DATA SECTION =>
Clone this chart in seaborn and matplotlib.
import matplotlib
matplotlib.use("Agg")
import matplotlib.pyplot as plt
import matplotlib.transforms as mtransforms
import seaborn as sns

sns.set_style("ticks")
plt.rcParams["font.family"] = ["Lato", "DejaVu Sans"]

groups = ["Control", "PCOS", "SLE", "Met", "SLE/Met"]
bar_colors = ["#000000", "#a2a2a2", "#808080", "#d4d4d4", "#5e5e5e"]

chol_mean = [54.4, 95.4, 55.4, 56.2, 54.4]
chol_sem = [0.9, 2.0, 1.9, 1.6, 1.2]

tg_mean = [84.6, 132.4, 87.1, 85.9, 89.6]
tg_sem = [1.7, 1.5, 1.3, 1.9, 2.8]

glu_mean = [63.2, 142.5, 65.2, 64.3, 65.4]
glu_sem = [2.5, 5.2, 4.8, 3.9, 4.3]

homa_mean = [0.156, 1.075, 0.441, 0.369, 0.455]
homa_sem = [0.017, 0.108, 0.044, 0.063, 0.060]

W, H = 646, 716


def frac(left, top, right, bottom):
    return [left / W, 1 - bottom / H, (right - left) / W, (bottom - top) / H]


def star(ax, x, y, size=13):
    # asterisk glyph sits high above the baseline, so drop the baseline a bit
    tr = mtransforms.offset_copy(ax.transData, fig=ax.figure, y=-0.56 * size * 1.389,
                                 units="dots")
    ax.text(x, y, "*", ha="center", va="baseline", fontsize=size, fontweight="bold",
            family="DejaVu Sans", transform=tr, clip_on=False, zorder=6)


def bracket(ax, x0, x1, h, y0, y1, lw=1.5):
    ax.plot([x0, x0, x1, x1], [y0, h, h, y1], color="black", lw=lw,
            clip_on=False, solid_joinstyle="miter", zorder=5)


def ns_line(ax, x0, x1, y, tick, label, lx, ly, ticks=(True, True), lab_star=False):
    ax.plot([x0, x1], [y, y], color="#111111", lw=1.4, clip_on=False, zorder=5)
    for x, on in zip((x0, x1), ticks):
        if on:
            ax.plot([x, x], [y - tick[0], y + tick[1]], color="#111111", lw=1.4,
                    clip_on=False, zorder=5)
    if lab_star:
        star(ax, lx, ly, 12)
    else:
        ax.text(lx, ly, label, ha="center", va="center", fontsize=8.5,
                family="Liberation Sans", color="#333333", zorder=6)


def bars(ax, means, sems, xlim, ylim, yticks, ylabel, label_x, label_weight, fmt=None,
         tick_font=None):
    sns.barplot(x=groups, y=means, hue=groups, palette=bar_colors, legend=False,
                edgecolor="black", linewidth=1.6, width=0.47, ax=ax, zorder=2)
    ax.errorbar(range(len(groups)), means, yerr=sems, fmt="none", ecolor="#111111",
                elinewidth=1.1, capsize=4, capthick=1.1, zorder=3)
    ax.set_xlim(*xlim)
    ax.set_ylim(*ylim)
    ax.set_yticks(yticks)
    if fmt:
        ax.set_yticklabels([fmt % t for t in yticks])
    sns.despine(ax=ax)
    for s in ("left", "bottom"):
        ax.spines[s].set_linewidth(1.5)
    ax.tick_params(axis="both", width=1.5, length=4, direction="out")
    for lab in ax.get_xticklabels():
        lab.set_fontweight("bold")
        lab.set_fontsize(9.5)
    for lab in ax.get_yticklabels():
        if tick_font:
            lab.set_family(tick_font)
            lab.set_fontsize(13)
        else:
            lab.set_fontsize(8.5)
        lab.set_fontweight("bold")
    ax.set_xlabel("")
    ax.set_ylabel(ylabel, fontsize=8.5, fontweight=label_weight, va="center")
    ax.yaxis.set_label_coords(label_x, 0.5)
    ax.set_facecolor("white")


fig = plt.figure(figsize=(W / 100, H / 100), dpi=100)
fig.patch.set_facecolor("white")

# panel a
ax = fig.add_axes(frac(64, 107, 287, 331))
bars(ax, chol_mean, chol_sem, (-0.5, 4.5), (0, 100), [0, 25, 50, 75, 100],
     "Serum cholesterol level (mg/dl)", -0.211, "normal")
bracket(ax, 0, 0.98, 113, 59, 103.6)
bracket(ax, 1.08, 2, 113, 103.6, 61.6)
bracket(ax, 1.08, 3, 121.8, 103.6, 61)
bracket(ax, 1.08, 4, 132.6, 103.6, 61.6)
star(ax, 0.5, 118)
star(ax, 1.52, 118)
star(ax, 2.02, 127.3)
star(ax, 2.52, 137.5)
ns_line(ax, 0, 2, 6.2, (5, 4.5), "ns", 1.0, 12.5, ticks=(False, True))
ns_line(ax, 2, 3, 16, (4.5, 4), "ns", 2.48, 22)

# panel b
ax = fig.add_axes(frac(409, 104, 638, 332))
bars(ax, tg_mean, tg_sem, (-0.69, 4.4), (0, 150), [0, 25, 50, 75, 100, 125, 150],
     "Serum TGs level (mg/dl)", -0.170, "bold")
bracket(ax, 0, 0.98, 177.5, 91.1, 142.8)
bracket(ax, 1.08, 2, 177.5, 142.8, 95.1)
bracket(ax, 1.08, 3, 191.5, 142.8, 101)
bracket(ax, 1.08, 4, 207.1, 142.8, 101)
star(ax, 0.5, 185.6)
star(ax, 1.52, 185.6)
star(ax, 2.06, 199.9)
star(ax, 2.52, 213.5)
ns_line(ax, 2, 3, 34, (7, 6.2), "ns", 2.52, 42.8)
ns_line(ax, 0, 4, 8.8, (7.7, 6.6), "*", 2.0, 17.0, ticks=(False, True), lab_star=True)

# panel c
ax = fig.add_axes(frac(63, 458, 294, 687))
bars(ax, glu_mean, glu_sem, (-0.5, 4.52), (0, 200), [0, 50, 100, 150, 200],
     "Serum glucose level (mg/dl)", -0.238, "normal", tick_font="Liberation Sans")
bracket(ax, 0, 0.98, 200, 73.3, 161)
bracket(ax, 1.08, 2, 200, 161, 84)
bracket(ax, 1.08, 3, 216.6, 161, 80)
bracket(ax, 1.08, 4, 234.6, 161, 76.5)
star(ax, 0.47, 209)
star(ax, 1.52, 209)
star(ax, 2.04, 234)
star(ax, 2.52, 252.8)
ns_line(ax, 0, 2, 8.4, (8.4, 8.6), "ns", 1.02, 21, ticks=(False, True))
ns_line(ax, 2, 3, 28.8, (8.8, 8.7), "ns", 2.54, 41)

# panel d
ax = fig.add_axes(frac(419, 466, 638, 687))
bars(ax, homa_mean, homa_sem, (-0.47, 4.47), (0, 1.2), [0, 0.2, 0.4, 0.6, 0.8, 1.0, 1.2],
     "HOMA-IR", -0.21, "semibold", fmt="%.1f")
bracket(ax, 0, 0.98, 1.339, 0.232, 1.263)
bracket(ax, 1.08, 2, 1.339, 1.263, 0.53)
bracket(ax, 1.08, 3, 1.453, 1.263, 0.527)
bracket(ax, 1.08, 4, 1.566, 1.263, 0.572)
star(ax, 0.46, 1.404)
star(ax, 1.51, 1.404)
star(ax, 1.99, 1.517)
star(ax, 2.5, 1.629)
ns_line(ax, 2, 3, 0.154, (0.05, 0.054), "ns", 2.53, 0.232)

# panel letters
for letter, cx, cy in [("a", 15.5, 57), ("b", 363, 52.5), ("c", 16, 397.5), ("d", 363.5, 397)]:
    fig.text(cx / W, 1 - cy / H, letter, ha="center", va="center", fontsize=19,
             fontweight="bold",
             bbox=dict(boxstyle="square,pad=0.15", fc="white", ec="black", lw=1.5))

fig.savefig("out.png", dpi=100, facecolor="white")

TO DO => Reprint the data above from the opening line to the line holding "return [left /", inclusive, and nothing else.

CORRECT OUTPUT =>
Clone this chart in seaborn and matplotlib.
import matplotlib
matplotlib.use("Agg")
import matplotlib.pyplot as plt
import matplotlib.transforms as mtransforms
import seaborn as sns

sns.set_style("ticks")
plt.rcParams["font.family"] = ["Lato", "DejaVu Sans"]

groups = ["Control", "PCOS", "SLE", "Met", "SLE/Met"]
bar_colors = ["#000000", "#a2a2a2", "#808080", "#d4d4d4", "#5e5e5e"]

chol_mean = [54.4, 95.4, 55.4, 56.2, 54.4]
chol_sem = [0.9, 2.0, 1.9, 1.6, 1.2]

tg_mean = [84.6, 132.4, 87.1, 85.9, 89.6]
tg_sem = [1.7, 1.5, 1.3, 1.9, 2.8]

glu_mean = [63.2, 142.5, 65.2, 64.3, 65.4]
glu_sem = [2.5, 5.2, 4.8, 3.9, 4.3]

homa_mean = [0.156, 1.075, 0.441, 0.369, 0.455]
homa_sem = [0.017, 0.108, 0.044, 0.063, 0.060]

W, H = 646, 716


def frac(left, top, right, bottom):
    return [left / W, 1 - bottom / H, (right - left) / W, (bottom - top) / H]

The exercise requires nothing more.